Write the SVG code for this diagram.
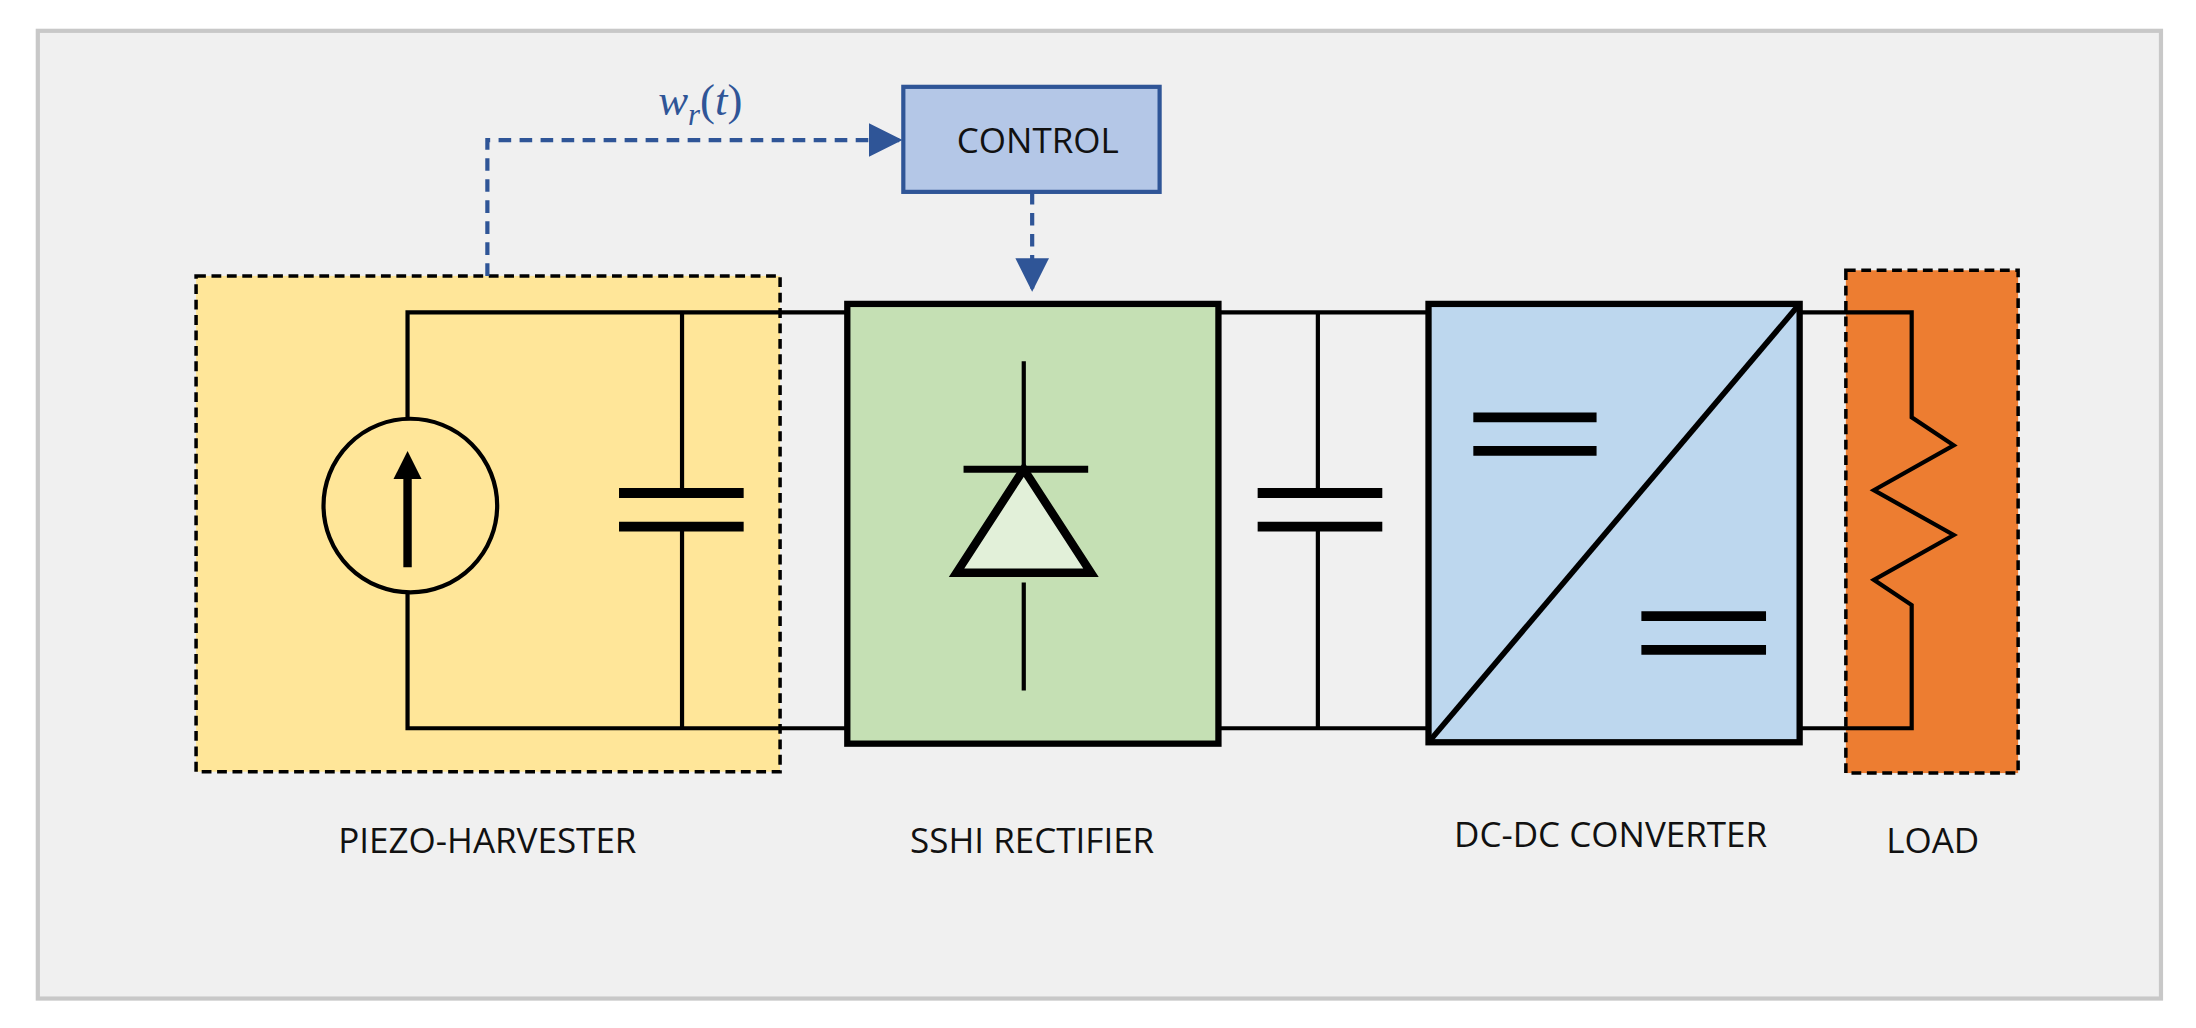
<svg xmlns="http://www.w3.org/2000/svg" width="2196" height="1028" viewBox="0 0 2196 1028">
<style>
.w{fill:none;stroke:#000;stroke-width:3}
.b{stroke:#000;stroke-width:4.5}
.lbl{font-family:"Open Sans","Liberation Sans",sans-serif;font-size:25px;fill:#111;text-anchor:middle}
.pl{stroke:#000;stroke-width:7}
.bl{fill:none;stroke:#2f5597;stroke-width:3;stroke-dasharray:9 6}
</style>
<defs>
<marker id="ab" viewBox="0 0 10 10" refX="9" refY="5" markerWidth="24" markerHeight="24" markerUnits="userSpaceOnUse" orient="auto"><path d="M0,0 L10,5 L0,10z" fill="#2f5597"/></marker></defs>
<rect width="2196" height="1028" fill="#fff"/>
<g transform="scale(1.4005)">
<rect x="27" y="22" width="1516" height="691" fill="#f0f0f0" stroke="#c8c8c8" stroke-width="3"/>
<g id="piezo">
<rect x="140" y="197" width="417" height="354" fill="#ffe699" stroke="#000" stroke-width="2.5" stroke-dasharray="7 4"/>
<circle cx="293" cy="361" r="62" fill="none" stroke="#000" stroke-width="3"/>
<path class="w" d="M291,298V223H605M291,424V520H605M487,223V352M487,376V520"/>
<path d="M291,405V338" stroke="#000" stroke-width="6"/><path d="M281,342L291,322L301,342z" fill="#000"/>
<path class="pl" d="M442,352H531M442,376H531"/>
<text class="lbl" x="348" y="609">PIEZO-HARVESTER</text>
</g>
<g id="sshi">
<rect class="b" x="605" y="217" width="265" height="314" fill="#c5e0b4"/>
<path class="w" d="M731,258V335M731,416V493"/>
<path d="M731,335L683,409H779z" fill="#e2f0d9" stroke="#000" stroke-width="6"/>
<path d="M688,335H777" stroke="#000" stroke-width="5"/>
<text class="lbl" x="737" y="609">SSHI RECTIFIER</text>
</g>
<g id="mid">
<path class="w" d="M870,223H1020M870,520H1020M941,223V352M941,376V520"/>
<path class="pl" d="M898,352H987M898,376H987"/>
</g>
<g id="dcdc">
<rect class="b" x="1020" y="217" width="265" height="313" fill="#bdd7ee"/>
<path d="M1020,530L1285,217" stroke="#000" stroke-width="4"/>
<path class="pl" d="M1052,298H1140M1052,322H1140M1172,440H1261M1172,464H1261"/>
<text class="lbl" x="1150" y="605">DC-DC CONVERTER</text>
</g>
<g id="load">
<rect x="1318" y="193" width="123" height="359" fill="#ed7d31" stroke="#000" stroke-width="2.5" stroke-dasharray="7 4"/>
<path class="w" d="M1285,223H1365V298L1395,318L1338,350L1395,382L1338,414L1365,432V520H1285"/>
<text class="lbl" x="1380" y="609">LOAD</text>
</g>
<g id="control">
<rect x="645" y="62" width="183" height="75" fill="#b4c7e7" stroke="#2f5597" stroke-width="3"/>
<text class="lbl" x="741" y="109" font-size="24">CONTROL</text>
</g>
<g id="connectors">
<path class="bl" d="M348,197V100H642" marker-end="url(#ab)"/>
<path class="bl" d="M737,137V206" marker-end="url(#ab)"/>
<text x="500" y="82" font-family="Liberation Serif,serif" font-style="italic" font-size="32" fill="#2f5597" text-anchor="middle">w<tspan font-size="22" dy="7">r</tspan><tspan dy="-7" font-style="normal">(</tspan>t<tspan font-style="normal">)</tspan></text>
</g>
</g>
</svg>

○ ○ ○ ○

### REQUEST
Print out the whole of the material word for word, without pictures.

### COMPLETED EXERCISE
Write the SVG code for this diagram.
<svg xmlns="http://www.w3.org/2000/svg" width="2196" height="1028" viewBox="0 0 2196 1028">
<style>
.w{fill:none;stroke:#000;stroke-width:3}
.b{stroke:#000;stroke-width:4.5}
.lbl{font-family:"Open Sans","Liberation Sans",sans-serif;font-size:25px;fill:#111;text-anchor:middle}
.pl{stroke:#000;stroke-width:7}
.bl{fill:none;stroke:#2f5597;stroke-width:3;stroke-dasharray:9 6}
</style>
<defs>
<marker id="ab" viewBox="0 0 10 10" refX="9" refY="5" markerWidth="24" markerHeight="24" markerUnits="userSpaceOnUse" orient="auto"><path d="M0,0 L10,5 L0,10z" fill="#2f5597"/></marker></defs>
<rect width="2196" height="1028" fill="#fff"/>
<g transform="scale(1.4005)">
<rect x="27" y="22" width="1516" height="691" fill="#f0f0f0" stroke="#c8c8c8" stroke-width="3"/>
<g id="piezo">
<rect x="140" y="197" width="417" height="354" fill="#ffe699" stroke="#000" stroke-width="2.5" stroke-dasharray="7 4"/>
<circle cx="293" cy="361" r="62" fill="none" stroke="#000" stroke-width="3"/>
<path class="w" d="M291,298V223H605M291,424V520H605M487,223V352M487,376V520"/>
<path d="M291,405V338" stroke="#000" stroke-width="6"/><path d="M281,342L291,322L301,342z" fill="#000"/>
<path class="pl" d="M442,352H531M442,376H531"/>
<text class="lbl" x="348" y="609">PIEZO-HARVESTER</text>
</g>
<g id="sshi">
<rect class="b" x="605" y="217" width="265" height="314" fill="#c5e0b4"/>
<path class="w" d="M731,258V335M731,416V493"/>
<path d="M731,335L683,409H779z" fill="#e2f0d9" stroke="#000" stroke-width="6"/>
<path d="M688,335H777" stroke="#000" stroke-width="5"/>
<text class="lbl" x="737" y="609">SSHI RECTIFIER</text>
</g>
<g id="mid">
<path class="w" d="M870,223H1020M870,520H1020M941,223V352M941,376V520"/>
<path class="pl" d="M898,352H987M898,376H987"/>
</g>
<g id="dcdc">
<rect class="b" x="1020" y="217" width="265" height="313" fill="#bdd7ee"/>
<path d="M1020,530L1285,217" stroke="#000" stroke-width="4"/>
<path class="pl" d="M1052,298H1140M1052,322H1140M1172,440H1261M1172,464H1261"/>
<text class="lbl" x="1150" y="605">DC-DC CONVERTER</text>
</g>
<g id="load">
<rect x="1318" y="193" width="123" height="359" fill="#ed7d31" stroke="#000" stroke-width="2.5" stroke-dasharray="7 4"/>
<path class="w" d="M1285,223H1365V298L1395,318L1338,350L1395,382L1338,414L1365,432V520H1285"/>
<text class="lbl" x="1380" y="609">LOAD</text>
</g>
<g id="control">
<rect x="645" y="62" width="183" height="75" fill="#b4c7e7" stroke="#2f5597" stroke-width="3"/>
<text class="lbl" x="741" y="109" font-size="24">CONTROL</text>
</g>
<g id="connectors">
<path class="bl" d="M348,197V100H642" marker-end="url(#ab)"/>
<path class="bl" d="M737,137V206" marker-end="url(#ab)"/>
<text x="500" y="82" font-family="Liberation Serif,serif" font-style="italic" font-size="32" fill="#2f5597" text-anchor="middle">w<tspan font-size="22" dy="7">r</tspan><tspan dy="-7" font-style="normal">(</tspan>t<tspan font-style="normal">)</tspan></text>
</g>
</g>
</svg>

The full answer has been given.